How a New Texas Foundation is Backing Sustainable Dairy Farming

As sustainable agriculture and food systems philanthropy explodes across the country, the one theme we repeatedly come back to is the diversity of the funders interested in this issue. 

There are justice-oriented funders like Jessie Smith Noyes fighting to improve working conditions and build grassroots power. Health funders are working to curb childhood obesity and improve access to healthy food. You’ve also got rural funders driven to help family farmers. 

Case in point, there’s a brand new family foundation out of Texas that’s entirely devoted to innovation and sustainable dairy farming. The De Jong Foundation kicked off with a mission to “empower dairy farmers by investing in research, education, and programs that inspire innovative practices and nourish the world through sustainable dairy farming.” 

It’s the philanthropy of Donald and Cheri De Jong, a couple based in Dalhart, Texas, a rural area in the very northern part of the state, where the economy is strongly centered on agriculture. They’re family farmers, but have taken dairy agriculture by storm, growing from 1,000 to 17,000 cows. They oversee both conventional and organic dairy farms through multiple operations, including the couple’s own Natural Prairie Dairy, one of the country’s largest organic, family-run dairy farms.

The De Jong Foundation doesn't put an big emphasis on the environment, at least not explicitly. But it does want to make agriculture better through innovation and sustainable practices, and aim to support dairy farmers globally, especially young innovators as they figure out how to feed a growing population. 

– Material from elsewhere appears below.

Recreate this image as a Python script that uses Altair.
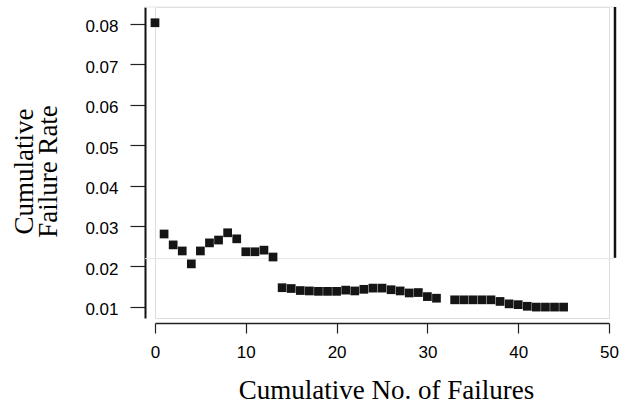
import altair as alt
import pandas as pd

# Cumulative number of failures and cumulative failure rate
failures = [0, 1, 2, 3, 4, 5, 6, 7, 8, 9, 10, 11, 12, 13, 14, 15, 16, 17, 18, 19,
            20, 21, 22, 23, 24, 25, 26, 27, 28, 29, 30, 31,
            33, 34, 35, 36, 37, 38, 39, 40, 41, 42, 43, 44, 45]
rates = [0.0803, 0.0280, 0.0253, 0.0238, 0.0206, 0.0238, 0.0258, 0.0265, 0.0283, 0.0268,
         0.0236, 0.0236, 0.0240, 0.0223, 0.0147, 0.0145, 0.0140, 0.0139, 0.0138, 0.0138,
         0.0138, 0.0141, 0.0139, 0.0143, 0.0146, 0.0146, 0.0142, 0.0139, 0.0134, 0.0135,
         0.0125, 0.0121,
         0.0117, 0.0117, 0.0117, 0.0117, 0.0117, 0.0113, 0.0107, 0.0105, 0.0101, 0.0099,
         0.0099, 0.0099, 0.0099]

x_ticks = [0, 10, 20, 30, 40, 50]
y_ticks = [0.01, 0.02, 0.03, 0.04, 0.05, 0.06, 0.07, 0.08]

df = pd.DataFrame({"n": failures, "rate": rates})

W, H = 454, 311
xscale = alt.Scale(domain=[0, 50], nice=False, zero=False)
yscale = alt.Scale(domain=[0.0072, 0.0842], nice=False, zero=False)

points = alt.Chart(df).mark_point(
    shape="square", filled=True, size=76, color="#151515", opacity=1, clip=False
).encode(
    x=alt.X("n:Q", scale=xscale, axis=alt.Axis(
        values=x_ticks, title="Cumulative No. of  Failures", grid=False,
        offset=5, tickSize=10, tickColor="#222", tickWidth=1.2,
        domainColor="#222", domainWidth=1.5,
        labelFont="Liberation Sans", labelFontSize=17, labelColor="#000",
        labelPadding=11, labelFlush=False,
        titleFont="Liberation Serif", titleFontSize=27, titleFontWeight="normal",
        titleColor="#000", titleX=231, titleY=75, titleBaseline="alphabetic",
        titleAnchor="middle", titleAlign="center")),
    y=alt.Y("rate:Q", scale=yscale, axis=alt.Axis(
        values=y_ticks, format=".2f", title=["Cumulative", "Failure Rate"], grid=False,
        offset=10, tickSize=15, tickColor="#222", tickWidth=1.2,
        domainColor="#111", domainWidth=2,
        labelFont="Liberation Sans", labelFontSize=17, labelColor="#000",
        labelPadding=12, labelOffset=3, labelFlush=False,
        titleFont="Liberation Serif", titleFontSize=27, titleFontWeight="normal",
        titleColor="#000", titleLineHeight=24, titleAngle=-90,
        titleX=-121, titleY=164, titleBaseline="middle", titleAlign="center")),
)

# right frame line and faint scan box lines
right_line = alt.Chart(pd.DataFrame({"x": [50.66], "y": [0.0842], "y2": [0.0221]})).mark_rule(
    color="#111", strokeWidth=2.5, clip=False
).encode(x=alt.X("x:Q", scale=xscale), y=alt.Y("y:Q", scale=yscale), y2="y2:Q")

faint = alt.Chart(pd.DataFrame({"x": [-1.1, -1.1], "x2": [50.66, 50.66], "y": [0.0842, 0.0219]})).mark_rule(
    color="#e6e6e6", strokeWidth=1, clip=False
).encode(x=alt.X("x:Q", scale=xscale), x2="x2:Q", y=alt.Y("y:Q", scale=yscale))

chart = alt.layer(faint, right_line, points).properties(
    width=W, height=H,
    autosize=alt.AutoSizeParams(type="none"),
    padding={"left": 155, "top": 7, "right": 17, "bottom": 88},
).configure_view(stroke=None).configure(background="white")

chart.save("out.html", embed_options={"renderer": "svg", "actions": False})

In one blog post, Donald De Jong explains how, coming from a family of farmers, he’s seen firsthand that the way to make a sustainable family farm is to make the life of a farmer more balanced and less of a constant struggle. 

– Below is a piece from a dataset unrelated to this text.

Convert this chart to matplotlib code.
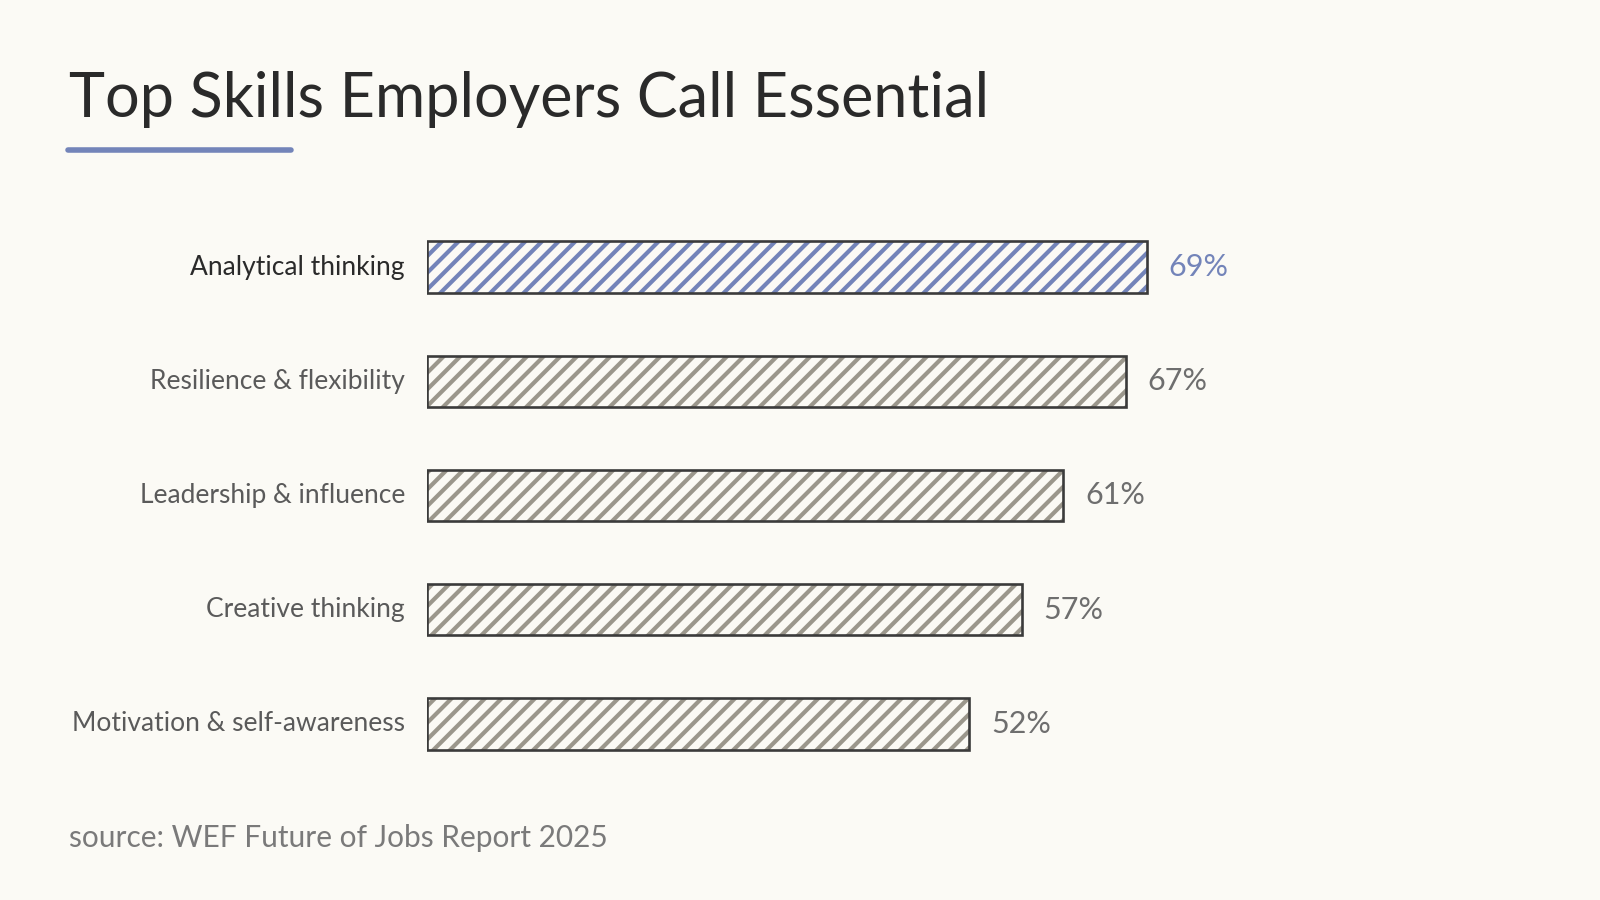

“Sustainability is most often thought of in environmental terms. But, I know from experience that the family farm is only truly sustainable when the family wants to stay on the farm," he writes.

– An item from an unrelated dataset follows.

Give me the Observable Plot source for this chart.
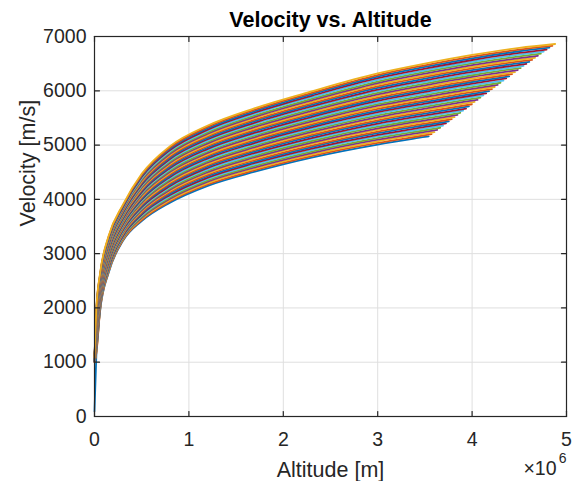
<!DOCTYPE html>
<html>
<head>
<meta charset="utf-8">
<script src="https://cdn.jsdelivr.net/npm/d3@7"></script>
<script src="https://cdn.jsdelivr.net/npm/@observablehq/plot@0.6"></script>
<style>
  html, body { margin: 0; padding: 0; background: #fff; }
  #chart svg { display: block; }
</style>
</head>
<body>
<div id="chart"></div>
<script>
// Altitude sample points, in units of 10^6 m
const altitudeGrid = [0, 0.02, 0.06, 0.15, 0.3, 0.5, 0.8, 1.2, 1.7, 2.3, 3.0, 3.5, 4.0, 4.5];

// Velocity [m/s] of each trajectory at the altitude sample points (bottom curve first)
const velocityRows = [
  [100, 1150, 1950, 2650, 3230, 3600, 3940, 4250, 4510, 4770, 5010, 5150],
  [1002, 1169, 1966, 2665, 3245, 3620, 3964, 4275, 4537, 4798, 5040, 5181],
  [1004, 1189, 1982, 2681, 3260, 3640, 3987, 4300, 4563, 4825, 5070, 5211],
  [1006, 1208, 1998, 2696, 3276, 3659, 4011, 4326, 4590, 4853, 5099, 5242],
  [1008, 1227, 2014, 2712, 3291, 3679, 4035, 4351, 4616, 4881, 5129, 5273],
  [1010, 1247, 2030, 2727, 3306, 3699, 4058, 4376, 4643, 4909, 5159, 5303],
  [1012, 1266, 2045, 2743, 3321, 3719, 4082, 4401, 4670, 4936, 5189, 5334],
  [1014, 1285, 2061, 2758, 3337, 3738, 4105, 4427, 4696, 4964, 5218, 5365],
  [1016, 1305, 2077, 2774, 3352, 3758, 4129, 4452, 4723, 4992, 5248, 5395],
  [1018, 1324, 2093, 2789, 3367, 3778, 4153, 4477, 4749, 5020, 5278, 5426],
  [1020, 1343, 2109, 2805, 3382, 3798, 4176, 4502, 4776, 5047, 5308, 5457],
  [1022, 1363, 2125, 2820, 3398, 3818, 4200, 4527, 4803, 5075, 5338, 5488],
  [1024, 1382, 2141, 2835, 3413, 3837, 4224, 4553, 4829, 5103, 5367, 5518],
  [1026, 1401, 2157, 2851, 3428, 3857, 4247, 4578, 4856, 5130, 5397, 5549],
  [1028, 1420, 2173, 2866, 3443, 3877, 4271, 4603, 4882, 5158, 5427, 5580],
  [1030, 1440, 2189, 2882, 3458, 3897, 4295, 4628, 4909, 5186, 5457, 5610],
  [1032, 1459, 2205, 2897, 3474, 3916, 4318, 4654, 4935, 5214, 5486, 5641, 5788],
  [1034, 1478, 2220, 2913, 3489, 3936, 4342, 4679, 4962, 5241, 5516, 5672, 5819],
  [1036, 1498, 2236, 2928, 3504, 3956, 4365, 4704, 4989, 5269, 5546, 5702, 5850],
  [1038, 1517, 2252, 2944, 3519, 3976, 4389, 4729, 5015, 5297, 5576, 5733, 5882],
  [1040, 1536, 2268, 2959, 3535, 3995, 4413, 4755, 5042, 5325, 5605, 5764, 5913],
  [1042, 1556, 2284, 2975, 3550, 4015, 4436, 4780, 5068, 5352, 5635, 5794, 5944],
  [1044, 1575, 2300, 2990, 3565, 4035, 4460, 4805, 5095, 5380, 5665, 5825, 5975],
  [1046, 1594, 2316, 3005, 3580, 4055, 4484, 4830, 5122, 5408, 5695, 5856, 6006],
  [1048, 1614, 2332, 3021, 3595, 4075, 4507, 4855, 5148, 5435, 5725, 5886, 6037],
  [1050, 1633, 2348, 3036, 3611, 4094, 4531, 4881, 5175, 5463, 5754, 5917, 6068],
  [1052, 1652, 2364, 3052, 3626, 4114, 4555, 4906, 5201, 5491, 5784, 5948, 6100],
  [1054, 1672, 2380, 3067, 3641, 4134, 4578, 4931, 5228, 5519, 5814, 5978, 6131],
  [1056, 1691, 2395, 3083, 3656, 4154, 4602, 4956, 5255, 5546, 5844, 6009, 6162],
  [1058, 1710, 2411, 3098, 3672, 4173, 4625, 4982, 5281, 5574, 5873, 6040, 6193],
  [1060, 1730, 2427, 3114, 3687, 4193, 4649, 5007, 5308, 5602, 5903, 6070, 6224],
  [1062, 1749, 2443, 3129, 3702, 4213, 4673, 5032, 5334, 5630, 5933, 6101, 6255],
  [1064, 1768, 2459, 3145, 3717, 4233, 4696, 5057, 5361, 5657, 5963, 6132, 6286, 6416],
  [1066, 1788, 2475, 3160, 3732, 4253, 4720, 5083, 5388, 5685, 5993, 6162, 6317, 6447],
  [1068, 1807, 2491, 3175, 3748, 4272, 4744, 5108, 5414, 5713, 6022, 6193, 6349, 6479],
  [1070, 1826, 2507, 3191, 3763, 4292, 4767, 5133, 5441, 5740, 6052, 6224, 6380, 6510],
  [1072, 1845, 2523, 3206, 3778, 4312, 4791, 5158, 5467, 5768, 6082, 6255, 6411, 6541],
  [1074, 1865, 2539, 3222, 3793, 4332, 4815, 5183, 5494, 5796, 6112, 6285, 6442, 6572],
  [1076, 1884, 2555, 3237, 3809, 4351, 4838, 5209, 5520, 5824, 6141, 6316, 6473, 6603],
  [1078, 1903, 2570, 3253, 3824, 4371, 4862, 5234, 5547, 5851, 6171, 6347, 6504, 6634],
  [1080, 1923, 2586, 3268, 3839, 4391, 4885, 5259, 5574, 5879, 6201, 6377, 6535, 6665],
  [1082, 1942, 2602, 3284, 3854, 4411, 4909, 5284, 5600, 5907, 6231, 6408, 6567, 6697],
  [1084, 1961, 2618, 3299, 3870, 4430, 4933, 5310, 5627, 5935, 6260, 6439, 6598, 6728],
  [1086, 1981, 2634, 3315, 3885, 4450, 4956, 5335, 5653, 5962, 6290, 6469, 6629, 6759],
  [1088, 2000, 2650, 3330, 3900, 4470, 4980, 5360, 5680, 5990, 6320, 6500, 6660, 6790]
];

// Final point of each trajectory (altitude in 10^6 m, velocity in m/s)
const endAltitude = [3.540, 3.570, 3.601, 3.631, 3.662, 3.692, 3.723, 3.753, 3.784, 3.814, 3.845,
  3.875, 3.905, 3.936, 3.966, 3.997, 4.027, 4.058, 4.088, 4.119, 4.149, 4.180, 4.210,
  4.240, 4.271, 4.301, 4.332, 4.362, 4.393, 4.423, 4.454, 4.484, 4.515, 4.545, 4.575,
  4.606, 4.636, 4.667, 4.697, 4.728, 4.758, 4.789, 4.819, 4.850, 4.880];
const endVelocity = [5161, 5201, 5240, 5279, 5319, 5358, 5398, 5437, 5476, 5515, 5555,
  5595, 5633, 5673, 5713, 5752, 5795, 5834, 5873, 5914, 5952, 5992, 6031,
  6070, 6109, 6148, 6188, 6227, 6266, 6305, 6344, 6383, 6419, 6457, 6495,
  6533, 6570, 6608, 6645, 6683, 6720, 6759, 6794, 6828, 6862];

const lineColors = ["#0072BD", "#D95319", "#EDB120", "#7E2F8E", "#77AC30", "#4DBEEE", "#A2142F"];
const xTicks = [0, 1, 2, 3, 4, 5];
const yTicks = [0, 1000, 2000, 3000, 4000, 5000, 6000, 7000];

const titleText = "Velocity vs. Altitude";
const xLabel = "Altitude [m]";
const yLabel = "Velocity [m/s]";
const expBase = "\u00d710";
const expPower = "6";

const FONT = "'Liberation Sans', Arial, Helvetica, sans-serif";
const AXIS = "#262626";

const curves = velocityRows.map((row, k) => {
  const pts = row.map((v, i) => ({alt: altitudeGrid[i], vel: v}));
  pts.push({alt: endAltitude[k], vel: endVelocity[k]});
  return pts;
});

const tickShape = {
  draw(context, l) { context.moveTo(0, 0); context.lineTo(0, -l); }
};
const TL = 5;

const marks = [
  Plot.gridX(xTicks, {stroke: "#dfdfdf", strokeOpacity: 1, strokeWidth: 1}),
  Plot.gridY(yTicks, {stroke: "#dfdfdf", strokeOpacity: 1, strokeWidth: 1}),
  ...curves.map((pts, k) => Plot.line(pts, {
    x: "alt", y: "vel", stroke: lineColors[k % 7], strokeWidth: 1.8, curve: "monotone-x"
  })),
  Plot.frame({stroke: AXIS, strokeWidth: 1.2}),
  // inward ticks on all four sides
  Plot.vector(xTicks, {x: d => d, frameAnchor: "bottom", length: TL, rotate: 0, anchor: "start", shape: tickShape, stroke: AXIS, strokeWidth: 1.2}),
  Plot.vector(xTicks, {x: d => d, frameAnchor: "top", length: TL, rotate: 180, anchor: "start", shape: tickShape, stroke: AXIS, strokeWidth: 1.2}),
  Plot.vector(yTicks, {y: d => d, frameAnchor: "left", length: TL, rotate: 90, anchor: "start", shape: tickShape, stroke: AXIS, strokeWidth: 1.2}),
  Plot.vector(yTicks, {y: d => d, frameAnchor: "right", length: TL, rotate: -90, anchor: "start", shape: tickShape, stroke: AXIS, strokeWidth: 1.2}),
  Plot.axisX(xTicks, {anchor: "bottom", tickSize: 0, tickPadding: 16, tickFormat: d => String(d), fontSize: 19.5, fill: AXIS, label: null}),
  Plot.axisY(yTicks, {anchor: "left", tickSize: 0, tickPadding: 8, tickFormat: d => String(d), fontSize: 19.5, fill: AXIS, label: null}),
  Plot.text([titleText], {frameAnchor: "top", lineAnchor: "top", dy: -24.5, fontSize: 21.5, fontWeight: "bold", fill: "#000"}),
  Plot.text([xLabel], {frameAnchor: "bottom", lineAnchor: "top", dy: 45.5, fontSize: 21.5, fill: AXIS}),
  Plot.text([yLabel], {frameAnchor: "left", rotate: -90, dx: -66, fontSize: 21.5, fill: AXIS}),
  Plot.text([expBase], {frameAnchor: "bottom-right", textAnchor: "end", lineAnchor: "top", dx: -10, dy: 45, fontSize: 19.5, fill: AXIS}),
  Plot.text([expPower], {frameAnchor: "bottom-right", textAnchor: "end", lineAnchor: "top", dx: 0, dy: 37, fontSize: 14, fill: AXIS})
];

const chart = Plot.plot({
  width: 575,
  height: 481,
  marginTop: 36,
  marginRight: 9,
  marginBottom: 65,
  marginLeft: 94,
  x: {domain: [0, 5]},
  y: {domain: [0, 7000]},
  style: {fontFamily: FONT, background: "#fff", color: AXIS, overflow: "visible"},
  marks
});
document.getElementById("chart").appendChild(chart);
</script>
</body>
</html>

That means being forward thinking about use of technology to create family-run, sustainable dairy operations. 

The foundation’s first grant goes a lot farther from home than you might expect, however. De Jong has awarded support to Opportunity International, a nonprofit that provides loans and training to small-scale entrepreneurs in impoverished countries. In the case of the foundation’s first grant, the outfit will provide financial and technical support to rural smallholder farms.

Note that, in its recent report on the connection between sustainable agriculture and climate change, the Food and Agricultural Organization of the United Nations strongly emphasized the importance of supporting smallholder farms worldwide.

So what's particularly interesting about this grant is the way in which it bridges the issues facing farmers in the rural U.S. with those in developing nations. It's yet another example of how agriculture is a link between so many economic, environmental, and development issues, across geographies.